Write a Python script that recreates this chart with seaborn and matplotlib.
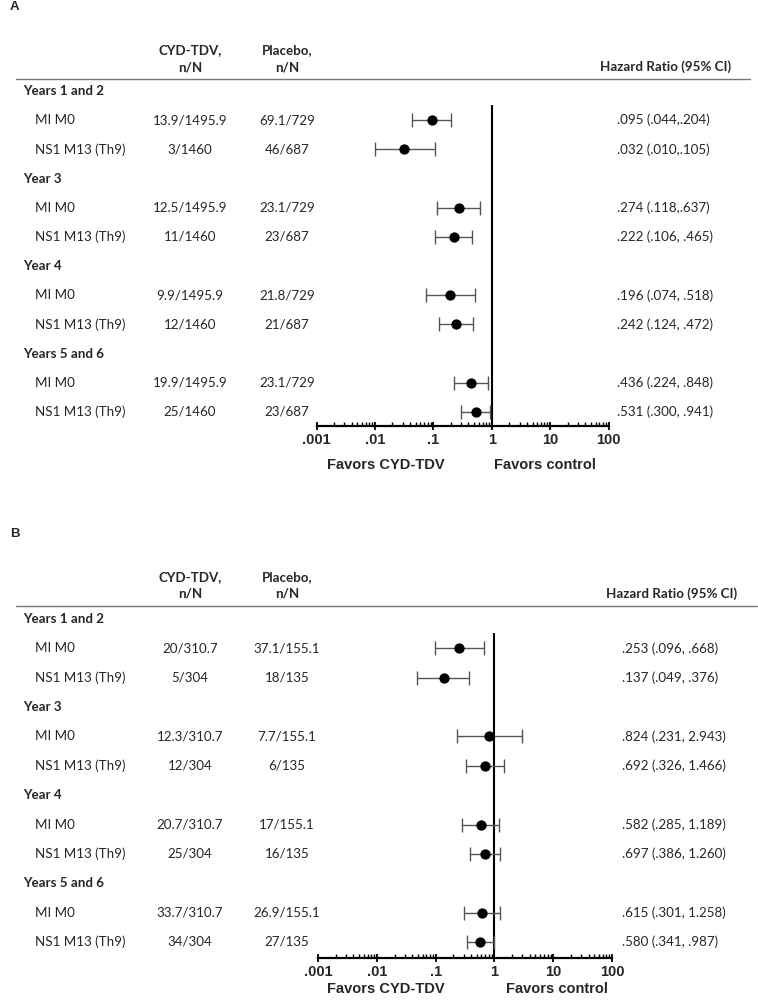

****************

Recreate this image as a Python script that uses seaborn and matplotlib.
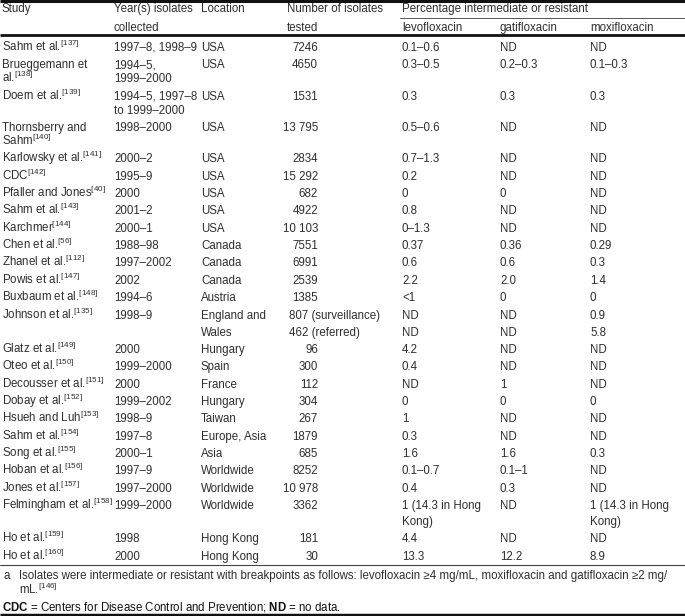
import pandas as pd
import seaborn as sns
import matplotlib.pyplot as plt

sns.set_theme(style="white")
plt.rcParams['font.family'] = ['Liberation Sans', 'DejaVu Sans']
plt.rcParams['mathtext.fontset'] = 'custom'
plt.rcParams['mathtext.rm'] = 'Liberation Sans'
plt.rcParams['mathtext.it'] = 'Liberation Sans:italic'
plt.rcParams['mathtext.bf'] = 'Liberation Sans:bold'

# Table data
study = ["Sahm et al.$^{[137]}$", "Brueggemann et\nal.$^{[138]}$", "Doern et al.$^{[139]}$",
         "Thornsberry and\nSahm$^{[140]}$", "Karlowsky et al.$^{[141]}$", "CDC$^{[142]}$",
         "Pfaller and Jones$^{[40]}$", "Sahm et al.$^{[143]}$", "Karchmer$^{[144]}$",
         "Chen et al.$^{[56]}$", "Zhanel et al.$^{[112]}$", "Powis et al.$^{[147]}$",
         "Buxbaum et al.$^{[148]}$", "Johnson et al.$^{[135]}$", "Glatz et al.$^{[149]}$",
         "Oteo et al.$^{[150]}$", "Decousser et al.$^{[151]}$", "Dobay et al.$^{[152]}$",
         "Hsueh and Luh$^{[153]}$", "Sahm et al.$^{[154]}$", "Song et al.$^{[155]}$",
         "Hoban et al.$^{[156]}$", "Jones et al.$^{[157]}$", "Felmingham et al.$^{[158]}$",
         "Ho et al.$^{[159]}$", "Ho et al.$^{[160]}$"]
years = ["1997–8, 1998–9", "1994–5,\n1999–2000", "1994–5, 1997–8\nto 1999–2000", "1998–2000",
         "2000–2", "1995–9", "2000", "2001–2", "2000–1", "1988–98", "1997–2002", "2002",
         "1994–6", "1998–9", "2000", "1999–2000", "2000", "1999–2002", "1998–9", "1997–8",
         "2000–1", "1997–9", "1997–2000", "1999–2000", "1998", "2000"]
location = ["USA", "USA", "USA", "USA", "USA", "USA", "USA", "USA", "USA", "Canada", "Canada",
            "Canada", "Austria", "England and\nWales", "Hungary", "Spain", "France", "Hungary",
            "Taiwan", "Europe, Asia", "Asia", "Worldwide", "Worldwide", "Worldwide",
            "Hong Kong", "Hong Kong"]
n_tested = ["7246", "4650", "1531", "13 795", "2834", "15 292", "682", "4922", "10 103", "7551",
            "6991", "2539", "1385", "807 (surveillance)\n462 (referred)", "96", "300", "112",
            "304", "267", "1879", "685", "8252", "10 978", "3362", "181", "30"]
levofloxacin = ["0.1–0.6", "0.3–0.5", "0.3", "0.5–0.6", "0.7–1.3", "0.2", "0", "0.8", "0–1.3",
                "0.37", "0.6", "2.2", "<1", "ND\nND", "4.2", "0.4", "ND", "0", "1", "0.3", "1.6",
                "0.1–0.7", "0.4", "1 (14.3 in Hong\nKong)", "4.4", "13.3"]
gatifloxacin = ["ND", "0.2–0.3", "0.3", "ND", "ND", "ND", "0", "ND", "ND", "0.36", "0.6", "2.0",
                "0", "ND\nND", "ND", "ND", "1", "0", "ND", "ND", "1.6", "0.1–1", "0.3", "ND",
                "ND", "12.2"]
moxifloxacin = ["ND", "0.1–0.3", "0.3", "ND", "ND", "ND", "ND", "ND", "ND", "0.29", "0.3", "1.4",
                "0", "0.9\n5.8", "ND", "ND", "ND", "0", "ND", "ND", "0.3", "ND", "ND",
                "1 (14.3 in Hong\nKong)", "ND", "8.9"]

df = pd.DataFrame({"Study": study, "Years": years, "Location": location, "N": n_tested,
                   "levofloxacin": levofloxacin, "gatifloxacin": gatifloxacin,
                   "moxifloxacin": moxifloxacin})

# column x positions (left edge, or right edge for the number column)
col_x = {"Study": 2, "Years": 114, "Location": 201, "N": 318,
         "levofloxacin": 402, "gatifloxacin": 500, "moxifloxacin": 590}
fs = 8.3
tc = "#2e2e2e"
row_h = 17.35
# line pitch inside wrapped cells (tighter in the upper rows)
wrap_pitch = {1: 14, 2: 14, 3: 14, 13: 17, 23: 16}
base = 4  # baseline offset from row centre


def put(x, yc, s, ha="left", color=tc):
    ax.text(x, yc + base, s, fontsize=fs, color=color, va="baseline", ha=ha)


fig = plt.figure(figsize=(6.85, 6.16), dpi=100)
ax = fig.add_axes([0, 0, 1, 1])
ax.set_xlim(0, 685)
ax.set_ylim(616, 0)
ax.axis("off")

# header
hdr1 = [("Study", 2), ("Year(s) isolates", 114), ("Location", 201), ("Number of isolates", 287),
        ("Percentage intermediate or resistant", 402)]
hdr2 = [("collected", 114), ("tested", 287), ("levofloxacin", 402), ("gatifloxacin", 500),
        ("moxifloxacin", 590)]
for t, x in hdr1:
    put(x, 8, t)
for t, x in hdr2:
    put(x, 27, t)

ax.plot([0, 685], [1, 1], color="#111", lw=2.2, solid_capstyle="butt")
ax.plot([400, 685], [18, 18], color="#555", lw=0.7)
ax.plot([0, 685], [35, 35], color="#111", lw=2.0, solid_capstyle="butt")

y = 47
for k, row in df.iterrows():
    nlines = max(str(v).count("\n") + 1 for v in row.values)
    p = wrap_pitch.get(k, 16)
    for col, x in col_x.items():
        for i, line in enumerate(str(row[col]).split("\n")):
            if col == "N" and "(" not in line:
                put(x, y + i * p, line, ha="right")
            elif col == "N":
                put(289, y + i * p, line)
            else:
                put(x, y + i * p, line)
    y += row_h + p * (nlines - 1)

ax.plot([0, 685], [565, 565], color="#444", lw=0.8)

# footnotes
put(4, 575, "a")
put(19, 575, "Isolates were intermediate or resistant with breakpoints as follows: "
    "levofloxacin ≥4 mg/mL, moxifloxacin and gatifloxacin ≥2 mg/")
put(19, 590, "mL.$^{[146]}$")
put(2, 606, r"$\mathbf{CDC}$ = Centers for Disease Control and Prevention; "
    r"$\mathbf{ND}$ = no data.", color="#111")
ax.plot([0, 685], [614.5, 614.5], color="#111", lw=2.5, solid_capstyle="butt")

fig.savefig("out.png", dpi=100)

****************

Task details:
Leaving out the pictures, extract the stretch from the line holding "Recreate this image" through the line holding "import matplotlib.pyplot as plt", word for word.

Finished answer:
Recreate this image as a Python script that uses seaborn and matplotlib.
import pandas as pd
import seaborn as sns
import matplotlib.pyplot as plt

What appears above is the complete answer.